On December 11, 2012, the Third District Court of Appeal changed its decision in Wooster v. Department of Fish and Game (Nov. 26, 2012) 2012 Cal. App. LEXIS 1250 from unpublished to published. In this decision, the court was asked to determine whether Kelly C. Wooster’s property in Calaveras County should be deemed to be free and clear of a conservation easement recorded on the property over 30 years ago that banned hunting. The court rejected each of Wooster’s arguments.
The conservation easement included a condition requiring CDFG to post no hunting and no trespassing signs on the property. Wooster argued that CDFG’s failure to comply with the posting condition resulted in CDFG’s forfeiture of the easement. The court explained that while conditions subsequent contained in an easement can result in forfeiture, mere conditions do not have the same effect. Here, the court found that for the posting requirement to be reasonably construed as a condition subsequent rather than simply a covenant, there would have to be something more than the inclusion of that requirement in a list of “conditions.” Wooster failed to present any additional evidence to support his position. Therefore, the court concluded CDFG did not forfeit the conservation easement by failing to comply with the posting condition.
Next, Wooster argued that he was authorized to rescind the conservation easement due to CDFG’s failure to comply with the posting condition. The court again disagreed. The court stated that to hold that a vendor of real property could, for a failure to pay the purchase money or other consideration, repudiate his deed and recover the land, would render real estate titles dangerously uncertain. For this reason, “the law is that ‘a deed without fraud in its inception … is not void for any failure of consideration,’ period.”

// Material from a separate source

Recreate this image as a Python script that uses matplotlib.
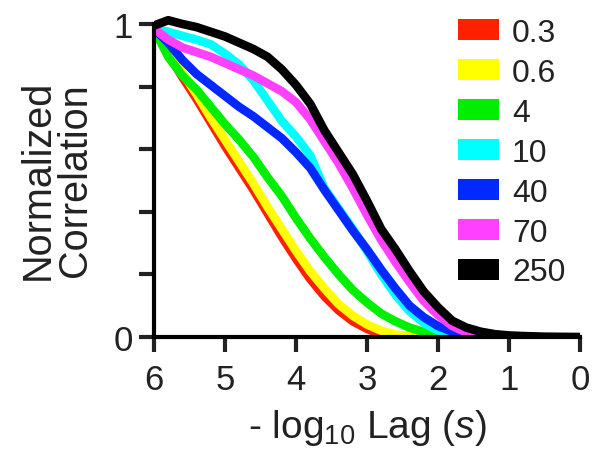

Finally, Wooster argued that the conservation easement could not as a matter of law ban hunting on his property. First, Wooster argued that the Fish and Game Code provides exclusive rules concerning the taking of game and, therefore, CDFG did not have the jurisdiction to authorize a permanent ban on hunting through a deed or contract. The court dismissed the argument explaining that “in no way does the Fish and Game Code establish a public policy that forbids the department from accepting a conservation easement for the purpose of creating an area, comparable to a game refuge, in which no hunting is allowed.”
Second, Wooster argued that the Wildlife Conservation Law required that CDFG promote recreation and a permanent ban on hunting was inconsistent with this requirement. However, the court explained that what “Wooster’s argument ignores is the self-evident fact that creating pockets of land in which wildlife can be safe from hunting actually does serve to increase the recreational use of wildlife, including as objects of the sport of hunting.”
Third, Wooster argued that provisions of the Civil Code authorize a property owner to make animals on their land their property by taming or hunting them. The court found Wooster’s argument meritless explaining that an agreed-upon ban on hunting does not extinguish, destroy, or perpetually abate anyone’s right of ownership. While Wooster is prohibited from hunting animals pursuant to the conservation easement nothing prohibited him from owning animals on his land.
Fourth, Wooster argued that the statutory scheme authorizing conservation easements did not authorize an easement to ban hunting. The court again disagreed, stating that “using a conservation easement to ban hunting most certainly does help retain land in [an] unspoiled condition.”
Conservation easements are binding negative easements governed by their specific terms. Unless expressly limited in duration, a property owner is bound by its lawful terms in perpetuity.